The University of Arizona will be part of an international research and development partnership for the foundation of quantum internet. | StartupStockPhotos/Pixabay

The University of Arizona Center for Quantum Networks is taking a lead role in a new international research and development partnership that will investigate new technologies that can form the basis of quantum internet.

The partnership will have research centers in the Republic of Ireland and Northern Ireland, according to a press release from the university. The partnership is made possible by a combined $3 million investment from the National Science Foundation, Science Foundation Ireland and the Northern Ireland Department for the Economy.

The partnership, called CoQREATE (Convergent Quantum Research Alliance in Telecommunications), will investigate and develop technology providing “connectivity between quantum computers over short and long distances,” the release stated.

'"Because they compute using qubits, networking quantum computers will require fundamentally new communications infrastructure that is capable (of) transmitting packets of qubits reliably and fast over long distances, while relying on the classical internet for some of their functions," Saikat Guha, a professor in the UA James C. Wyant College of Optical Sciences and director of the Center for Quantum Networks, said in the release.

Improvements in reliability and security, possible with quantum computers, will be crucial to the future of information technology, experts said.

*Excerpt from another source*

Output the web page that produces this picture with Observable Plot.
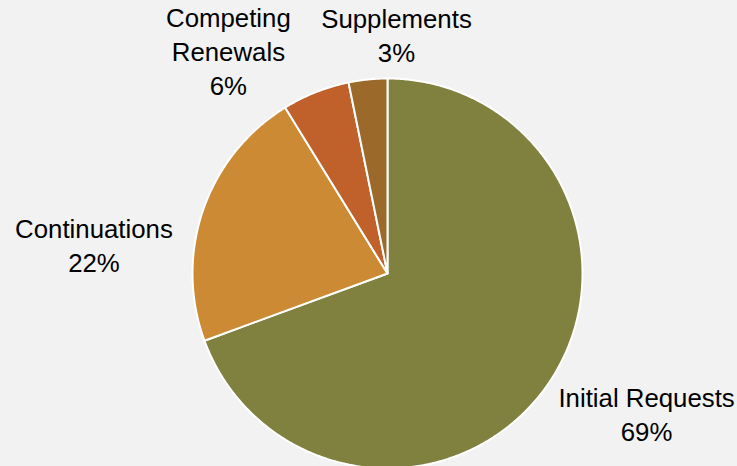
<!DOCTYPE html>
<html><head><meta charset="utf-8">
<script src="https://cdn.jsdelivr.net/npm/d3@7"></script>
<script src="https://cdn.jsdelivr.net/npm/@observablehq/plot@0.6"></script>
<style>html,body{margin:0;padding:0;background:#f2f2f2;} #chart svg{display:block;}</style>
</head><body><div id="chart"></div>
<script>
// ---- data ----
const categories = ["Initial Requests", "Continuations", "Competing Renewals", "Supplements"];
const labelNames = ["Initial Requests", "Continuations", "Competing\nRenewals", "Supplements"];
const shares = [69.4, 21.8, 5.6, 3.2];
const colors = ["#80803F", "#CC8A34", "#C0612B", "#9B6A2A"];

// ---- layout ----
const W = 737, H = 466, CX = 387, CY = 273, R = 195;
// label placement: [angle clockwise from 12 o'clock in degrees, distance in radii]
const labelPolar = [[118.3, 1.509], [275.8, 1.513], [324.5, 1.405], [2.15, 1.229]];

const total = d3.sum(shares);
let acc = 0;
const polys = [];
shares.forEach((v, i) => {
  const a0 = acc / total * 2 * Math.PI;
  acc += v;
  const a1 = acc / total * 2 * Math.PI;
  const n = Math.max(2, Math.ceil((a1 - a0) / (Math.PI / 360)));
  polys.push({cat: categories[i], x: 0, y: 0});
  for (let k = 0; k <= n; k++) {
    const a = a0 + (a1 - a0) * k / n;
    polys.push({cat: categories[i], x: Math.sin(a), y: Math.cos(a)});
  }
  polys.push({cat: categories[i], x: 0, y: 0});
});

const labels = categories.map((c, i) => {
  const a = labelPolar[i][0] * Math.PI / 180, d = labelPolar[i][1];
  return {
    cat: c,
    text: labelNames[i] + "\n" + Math.round(shares[i] / total * 100) + "%",
    x: d * Math.sin(a),
    y: d * Math.cos(a)
  };
});

const chart = Plot.plot({
  width: W, height: H, margin: 0,
  style: {background: "#f2f2f2", fontFamily: "'Liberation Sans', Arial, sans-serif"},
  x: {domain: [-CX / R, (W - CX) / R], axis: null},
  y: {domain: [-(H - CY) / R, CY / R], axis: null},
  color: {domain: categories, range: colors},
  marks: [
    Plot.line(polys, {x: "x", y: "y", z: "cat", fill: "cat", stroke: "white", strokeWidth: 2, strokeLinejoin: "round"}),
    Plot.text(labels, {x: "x", y: "y", text: "text", fontSize: 25.8, lineHeight: 1.318, fill: "#000"})
  ]
});
document.getElementById("chart").append(chart);
</script>
</body></html>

"First, it will enable physics-based communications security and privacy guarantees in multi-party transactions that cannot be compromised by any amount of computational power," Guha said. "Second, it will create a global network of quantum computers, processors and sensors that are fundamentally more powerful than today's technology. This will bring unprecedented advances in distributed computing and powerful long-baseline telescope systems and enable secure access to quantum computers for the public."

Equality will also be explored as part of the project, Guha said.

"In addition to the technology aspect, the CoQREATE partnership will include research on socio-technical convergence to bring a broader social perspective to the program," Guha said. "This research will focus on societal impacts of quantum internet-enabled technologies surrounding privacy and security, unintended implicit biases embedded in the technology, equitable access and education."